Orchestrator-Workers, Handoffs & What Crosses the Boundary
The two structural patterns behind almost every multi-agent system — a central planner delegating to specialists, versus peers transferring control — and the design decision that determines whether either works: what actually gets passed between agents.
Strip the vendor diagrams away and multi-agent systems reduce to a handful of shapes. Orchestrator-workers: one agent owns the task, decomposes it, delegates subtasks to specialist workers, and integrates their results — control always returns to the center. Handoffs: peers transfer ownership sideways — a triage agent realizes this is a billing question and hands the conversation to the billing agent, which now owns it; control does not return. Evaluator loops: a producer's output goes to a critic, which approves or sends it back with feedback — you built exactly this with the writer-critic cycle in Lesson 2.

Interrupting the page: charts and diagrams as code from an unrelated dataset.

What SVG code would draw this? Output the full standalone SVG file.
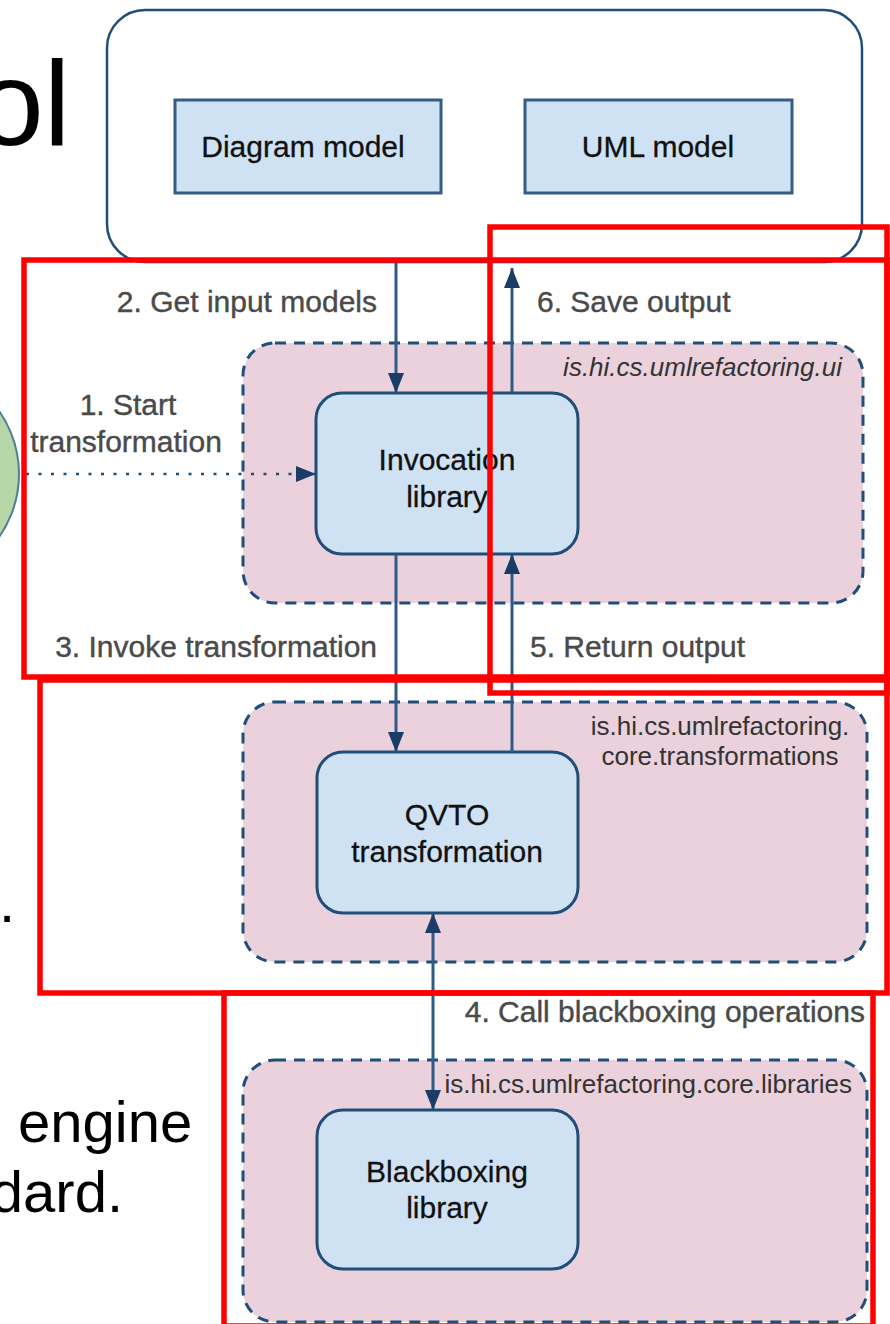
<svg xmlns="http://www.w3.org/2000/svg" width="890" height="1324" viewBox="0 0 890 1324">
  <style>
    .slide { font-family: "Liberation Sans", Arial, sans-serif; fill: #000; }
    .container { fill: #ffffff; stroke: #1f4e79; stroke-width: 2.5; }
    .model { fill: #cfe2f3; stroke: #355d86; stroke-width: 3; }
    .pkg { fill: #ead1dc; stroke: #1f4e79; stroke-width: 3; stroke-dasharray: 11 8; }
    .comp { fill: #cfe2f3; stroke: #1f4e79; stroke-width: 3; }
    .name { font-family: "Liberation Sans", Arial, sans-serif; font-size: 30px; fill: #111; text-anchor: middle; stroke: #111; stroke-width: 0.3; }
    .pkgname { font-family: "Liberation Sans", Arial, sans-serif; font-size: 26px; fill: #333; }
    .step { font-family: "Liberation Sans", Arial, sans-serif; font-size: 30px; fill: #4a4a4a; stroke: #4a4a4a; stroke-width: 0.4; }
    .flow { fill: none; stroke: #2f5a85; stroke-width: 3; }
    .dotted { fill: none; stroke: #1f4e79; stroke-width: 2.5; stroke-dasharray: 3 9.5; }
    .frame { fill: none; stroke: #ff0000; stroke-width: 5.5; }
  </style>
  <defs>
    <marker id="head" viewBox="0 0 20 16" refX="20" refY="8" markerWidth="20" markerHeight="16" markerUnits="userSpaceOnUse" orient="auto-start-reverse">
      <path d="M0,0 L20,8 L0,16 Z" fill="#1a3d68"/>
    </marker>
  </defs>

  <rect width="890" height="1324" fill="#ffffff"/>

  <!-- slide text behind the diagram -->
  <g id="slide-text">
    <text class="slide" x="-23" y="145" font-size="120">ol</text>
    <text class="slide" x="-1" y="922" font-size="58">.</text>
    <text class="slide" x="18" y="1142" font-size="58">engine</text>
    <text class="slide" x="123" y="1212" font-size="58" text-anchor="end">dard.</text>
  </g>

  <!-- actor -->
  <g id="user">
    <circle cx="-91" cy="474" r="110" fill="#b6d7a8" stroke="#4f7f98" stroke-width="2"/>
  </g>

  <!-- editor holding the models -->
  <g id="editor">
    <rect class="container" x="107" y="10" width="755" height="252" rx="38" ry="38"/>
  </g>
  <g id="diagram-model">
    <rect class="model" x="175" y="100" width="266" height="93"/>
    <text class="name" x="303" y="157">Diagram model</text>
  </g>
  <g id="uml-model">
    <rect class="model" x="525" y="100" width="267" height="93"/>
    <text class="name" x="658" y="157">UML model</text>
  </g>

  <!-- packages -->
  <g id="pkg-ui">
    <rect class="pkg" x="243" y="343" width="620" height="260" rx="32" ry="32"/>
    <text class="pkgname" x="842" y="376" text-anchor="end" font-style="italic">is.hi.cs.umlrefactoring.ui</text>
  </g>
  <g id="pkg-transformations">
    <rect class="pkg" x="243" y="702" width="624" height="260" rx="32" ry="32"/>
    <text class="pkgname" x="720" y="735" text-anchor="middle">is.hi.cs.umlrefactoring.</text>
    <text class="pkgname" x="720" y="765" text-anchor="middle">core.transformations</text>
  </g>
  <g id="pkg-libraries">
    <rect class="pkg" x="243" y="1060" width="624" height="262" rx="32" ry="32"/>
    <text class="pkgname" x="852" y="1093" text-anchor="end">is.hi.cs.umlrefactoring.core.libraries</text>
  </g>

  <!-- components -->
  <g id="invocation-library">
    <rect class="comp" x="316" y="393" width="262" height="161" rx="26" ry="26"/>
    <text class="name" x="447" y="470">Invocation</text>
    <text class="name" x="447" y="507">library</text>
  </g>
  <g id="qvto-transformation">
    <rect class="comp" x="317" y="752" width="261" height="161" rx="26" ry="26"/>
    <text class="name" x="447" y="825">QVTO</text>
    <text class="name" x="447" y="862">transformation</text>
  </g>
  <g id="blackboxing-library">
    <rect class="comp" x="317" y="1110" width="261" height="159" rx="26" ry="26"/>
    <text class="name" x="447" y="1182">Blackboxing</text>
    <text class="name" x="447" y="1218">library</text>
  </g>

  <!-- connectors -->
  <g id="connectors">
    <line class="dotted" x1="26" y1="474" x2="316" y2="474" marker-end="url(#head)"/>
    <line class="flow" x1="396" y1="263" x2="396" y2="393" marker-end="url(#head)"/>
    <line class="flow" x1="512" y1="393" x2="512" y2="268" marker-end="url(#head)"/>
    <line class="flow" x1="396" y1="554" x2="396" y2="752" marker-end="url(#head)"/>
    <line class="flow" x1="512" y1="752" x2="512" y2="554" marker-end="url(#head)"/>
    <line class="flow" x1="433" y1="913" x2="433" y2="1110" marker-start="url(#head)" marker-end="url(#head)"/>
  </g>

  <!-- step labels -->
  <g id="step-labels">
    <text class="step" x="128" y="415" text-anchor="middle">1. Start</text>
    <text class="step" x="126" y="452" text-anchor="middle">transformation</text>
    <text class="step" x="377" y="312" text-anchor="end">2. Get input models</text>
    <text class="step" x="537" y="312">6. Save output</text>
    <text class="step" x="377" y="657" text-anchor="end">3. Invoke transformation</text>
    <text class="step" x="530" y="657">5. Return output</text>
    <text class="step" x="865" y="1022" text-anchor="end">4. Call blackboxing operations</text>
  </g>

  <!-- highlight frames -->
  <g id="frames">
    <rect class="frame" x="24" y="260" width="863" height="417"/>
    <rect class="frame" x="490" y="227" width="397" height="466"/>
    <rect class="frame" x="40" y="680" width="847" height="313"/>
    <rect class="frame" x="224" y="993" width="649" height="333"/>
  </g>
</svg>
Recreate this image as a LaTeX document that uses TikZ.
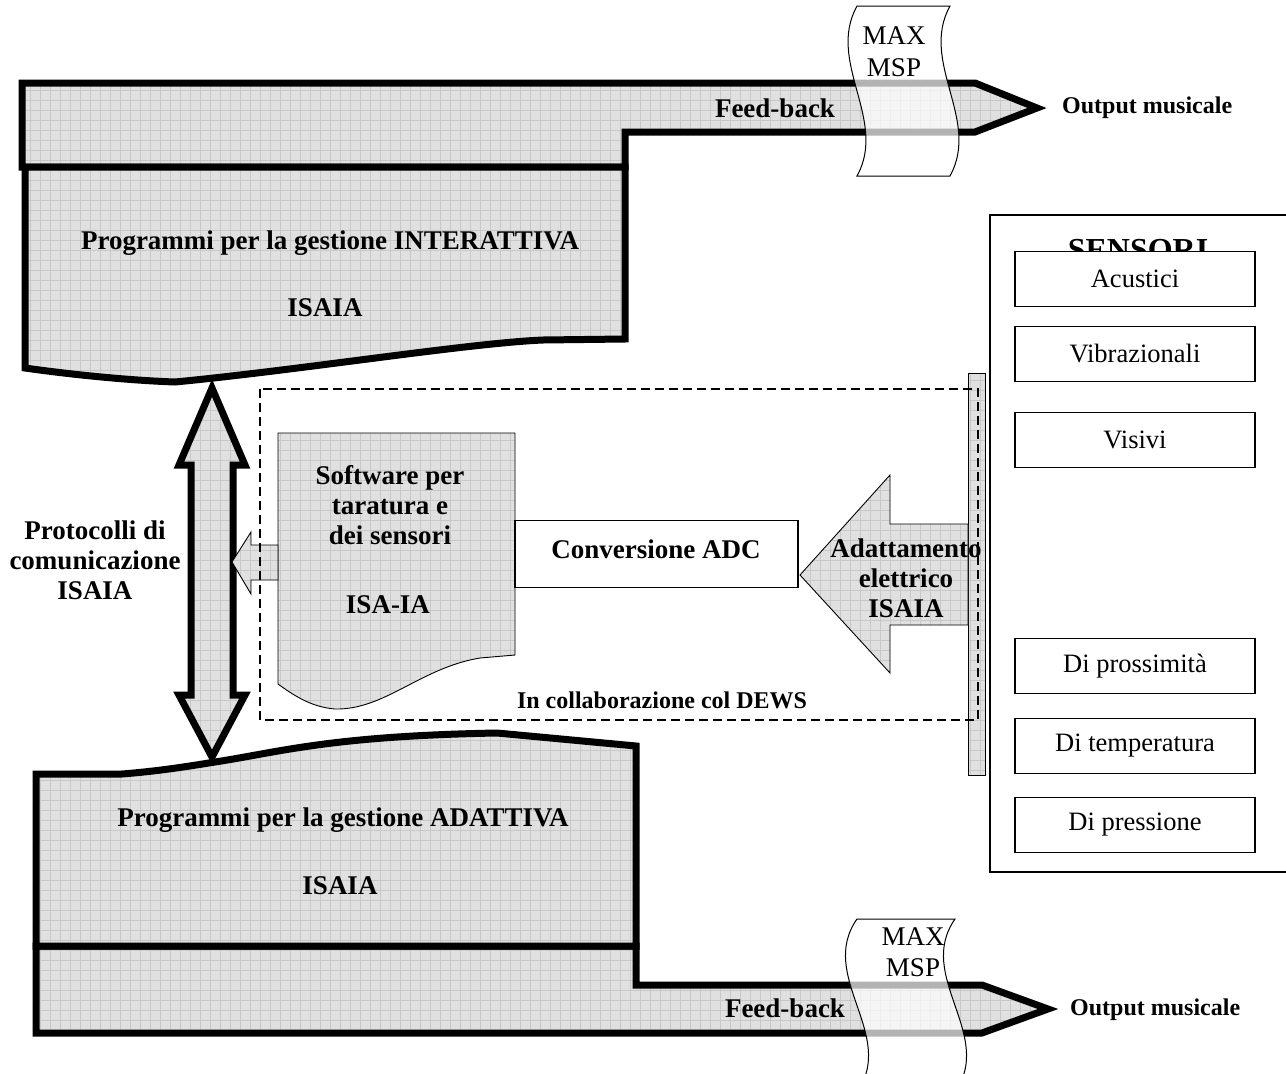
\documentclass[tikz,border=0pt]{standalone}
\usepackage{fontspec}
\setmainfont{Liberation Serif}
\definecolor{gfill}{RGB}{224,224,224}
\definecolor{gridln}{RGB}{200,200,200}
\begin{document}
\begin{tikzpicture}[x=1pt,y=-1pt,
  gridfill/.style={fill=gfill, path picture={\draw[gridln,line width=0.8pt] ([shift={(-10pt,-10pt)}]path picture bounding box.south west) grid[step=10pt] ([shift={(10pt,10pt)}]path picture bounding box.north east);}},
  thickln/.style={draw=black, line width=7pt, line join=miter, miter limit=10},
  thinln/.style={draw=black, line width=0.9pt},
  blbl/.style={font=\fontsize{27}{30}\selectfont\bfseries, align=center, inner sep=0pt},
  rlbl/.style={font=\fontsize{27}{30}\selectfont, align=center, inner sep=0pt},
  olbl/.style={font=\fontsize{24}{28}\selectfont\bfseries, inner sep=0pt},
  sbox/.style={draw, line width=1.2pt, fill=white, minimum width=240pt, minimum height=55pt, inner sep=0pt, font=\fontsize{26.5}{30}\selectfont},
  tapeshape/.style={draw=black, line width=1pt, fill=white, fill opacity=0.7}
]
\useasboundingbox (0,0) rectangle (1286,1074);
\fill[white] (0,0) rectangle (1286,1074);

% ---------- top feedback arrow and interactive box ----------
\path[gridfill, thickln] (22,83) -- (975,83) -- (1037,108) -- (975,132) -- (625,132) -- (625,167) -- (22,167) -- cycle;
\path[gridfill, thickln] (25,167) -- (625,167) -- (625,339) -- (543,340)
  .. controls (470,343) and (300,370) .. (175,382)
  .. controls (120,380) and (60,373) .. (25,368) -- cycle;
\node[blbl] (interTitle) at (330,243) {Programmi per la gestione INTERATTIVA};
\node[blbl] (interIsaia) at (325,308) {ISAIA};
\node[blbl] (fbTop) at (775,108) {Feed-back};
\node[olbl, anchor=west] (outTop) at (1062,108) {Output musicale};

% top MAX MSP tape
\path[tapeshape] (857,6) -- (950,6) .. controls (919,62) and (981,120) .. (950,176)
  -- (857,176) .. controls (888,120) and (826,62) .. (857,6) -- cycle;
\node[rlbl] (maxTop) at (894,36) {MAX};
\node[rlbl] (mspTop) at (894,68) {MSP};

% ---------- bottom adaptive box and feedback arrow ----------
\path[gridfill, thickln] (36,946) -- (636,946) -- (636,985) -- (982,985) -- (1048,1009) -- (982,1033) -- (36,1033) -- cycle;
\path[gridfill, thickln] (36,774) -- (122,774) .. controls (160,771) and (190,766) .. (215,762)
  .. controls (280,752) and (330,736) .. (497,733) -- (636,746) -- (636,946) -- (36,946) -- cycle;
\node[blbl] (adTitle) at (343,820) {Programmi per la gestione ADATTIVA};
\node[blbl] (adIsaia) at (340,886) {ISAIA};
\node[blbl] (fbBot) at (785,1008) {Feed-back};
\node[olbl, anchor=west] (outBot) at (1070,1010) {Output musicale};

% bottom MAX MSP tape
\path[tapeshape] (857,919) -- (955,919) .. controls (915,976) and (995,1035) .. (955,1092)
  -- (857,1092) .. controls (897,1035) and (817,976) .. (857,919) -- cycle;
\node[rlbl] (maxBot) at (913,937) {MAX};
\node[rlbl] (mspBot) at (913,968) {MSP};

% ---------- double arrow ----------
\path[gridfill, thickln] (212,388) -- (245,465) -- (233,465) -- (233,695) -- (245,695) -- (212,757)
  -- (179,695) -- (191,695) -- (191,465) -- (179,465) -- cycle;
\node[blbl] (proto) at (95,560) {Protocolli di\\comunicazione\\ISAIA};

% ---------- sensors frame ----------
\draw[line width=1.5pt, fill=white] (990,215) rectangle (1300,872);
\node[font=\fontsize{32}{36}\selectfont\bfseries, inner sep=0pt, anchor=base] (sensTitle) at (1138,260) {SENSORI};
\node[sbox] (acu) at (1135,279) {Acustici};
\node[sbox] (vib) at (1135,354) {Vibrazionali};
\node[sbox] (vis) at (1135,440) {Visivi};
\node[sbox] (pros) at (1135,666) {Di prossimità};
\node[sbox] (temp) at (1135,746) {Di temperatura};
\node[sbox] (pres) at (1135,825) {Di pressione};

% ---------- vertical bar ----------
\path[gridfill, thinln] (968,373) rectangle (985,775);

% ---------- software document ----------
\path[gridfill, thinln] (278,433) -- (515,433) -- (515,655) -- (480,658)
  .. controls (420,668) and (385,710) .. (335,709)
  .. controls (310,707) and (292,694) .. (278,684) -- cycle;
\node[blbl] (soft) at (390,505) {Software per\\taratura e\\dei sensori};
\node[blbl] (isaia2) at (388,605) {ISA-IA};

% small hollow arrow to the double arrow
\path[gridfill, thinln] (232,562) -- (251,532) -- (251,545) -- (278,545) -- (278,580) -- (251,580) -- (251,594) -- cycle;

% ---------- ADC conversion ----------
\node[draw, line width=1.2pt, fill=white, minimum width=283pt, minimum height=67pt, inner sep=0pt] (adc) at (656.5,554) {};
\node[blbl] (adcText) at (656,549) {Conversione ADC};

% ---------- adaptation arrow ----------
\path[gridfill, thinln] (800,575) -- (890,475) -- (890,524) -- (968,524) -- (968,625) -- (890,625) -- (890,673) -- cycle;

% ---------- dashed box ----------
\draw[line width=1.5pt, dash pattern=on 9pt off 5pt] (260,389) rectangle (978,720);
\node[olbl] (dews) at (662,700) {In collaborazione col DEWS};

\node[blbl] (adapt) at (906,578) {Adattamento\\elettrico\\ISAIA};
\end{tikzpicture}
\end{document}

| Pattern | Structure | Control flow | Canonical use case |
|---|---|---|---|
| Orchestrator-workers | Hub and spokes; planner + specialists | Always returns to the orchestrator, which integrates | Research: planner decomposes a question, parallel searchers gather, writer integrates (Lab 05) |
| Handoff | Peers; ownership transfers sideways | One-way transfer; the receiver owns the task from then on | Support routing: triage → billing specialist with its own tools and permissions |
| Evaluator loop | Producer + critic cycle | Bounded loop between two roles | Draft-review-revise; code-gen with a test-runner critic |
# The orchestrator-worker shape, using the Lesson 2 schema.
# planner -> N parallel searchers -> writer -> critic (loop) -> END
def planner(state: ResearchState) -> dict:
# One model call: decompose the question into concrete,
# independently-searchable subtasks. Force structured output
# (Module 1 skills) so 'plan' is a clean list, not prose.
subtasks = plan_with_llm(state["question"]) # -> list[str]
return {"plan": subtasks}
def make_searcher_input(subtask: str) -> dict:
# each parallel searcher run receives ONE subtask as its input
return {"task": subtask}
def searcher(worker_input: dict) -> dict:
evidence = search_and_summarize(worker_input["task"])
# reducer on 'findings' (operator.add) merges parallel writes
return {"findings": [evidence]}
def writer(state: ResearchState) -> dict:
draft = write_with_llm(state["question"], state["findings"],
feedback=state.get("critique", ""))
return {"draft": draft}
# Fan-out wiring: a conditional edge after 'planner' dispatches one
# searcher run per subtask (LangGraph's Send-style dispatch API --
# exact call signature varies by version; the map/reduce concept
# is the stable part).The handoff payload decides everything
Whatever the pattern, quality is determined by what crosses the agent boundary. Passing the full conversation history feels safe but is usually wrong: it blows the receiver's context budget, buries the actual task in noise, and leaks irrelevant (sometimes sensitive) content across roles — and the receiver will latch onto distracting details exactly the way a human skimming a 40-page thread does. Passing a one-line summary is the opposite failure: the receiver lacks what it needs and hallucinates the gaps. The reliable middle ground is a structured brief: an explicit schema stating the task, the constraints, the relevant facts so far, and what the receiver must return.
import json
import time
from pydantic import BaseModel
class HandoffBrief(BaseModel):
from_agent: str
to_agent: str
task: str # what the receiver must do
context: list[str] # ONLY the facts the receiver needs
constraints: list[str] # format, length, tone, citations
expected_output: str # shape of what comes back
def log_handoff(brief: HandoffBrief, path: str = "handoffs.jsonl") -> None:
record = {"ts": time.time(), **brief.model_dump()}
with open(path, "a") as f:
f.write(json.dumps(record) + "\n")
def planner_to_searcher_brief(subtask: str, question: str) -> HandoffBrief:
return HandoffBrief(
from_agent="planner",
to_agent="searcher",
task=f"Find evidence for: {subtask}",
context=[f"Overall research question: {question}"],
constraints=["cite the source of every claim",
"return at most 5 bullet findings"],
expected_output="bulleted findings, each with a source",
)HandoffBrief and logged before the receiver runs. The log serves two masters: debugging (when the writer produces garbage, read the brief it received — the bug is usually there, not in the writer) and the inter-agent trace your baseline comparison and README need. Pydantic gives you validation for free: a brief missing expected_output fails at construction, not three agents downstream.- ▸Orchestrator-workers: hub decomposes, delegates, integrates; control returns to center. Handoff: peer transfer of ownership; control doesn't return.
- ▸Evaluator loops are a two-role cycle — always bounded by a revision cap.
- ▸Full-history handoffs bloat context and bury the task; one-liners starve the receiver. Structured briefs (task, context, constraints, expected output) win.
- ▸Log every handoff payload — most multi-agent bugs are briefing bugs, visible in the log.
- ▸A rubber-stamp critic needs a rubric, the original requirements, and per-item grading — not a bigger model.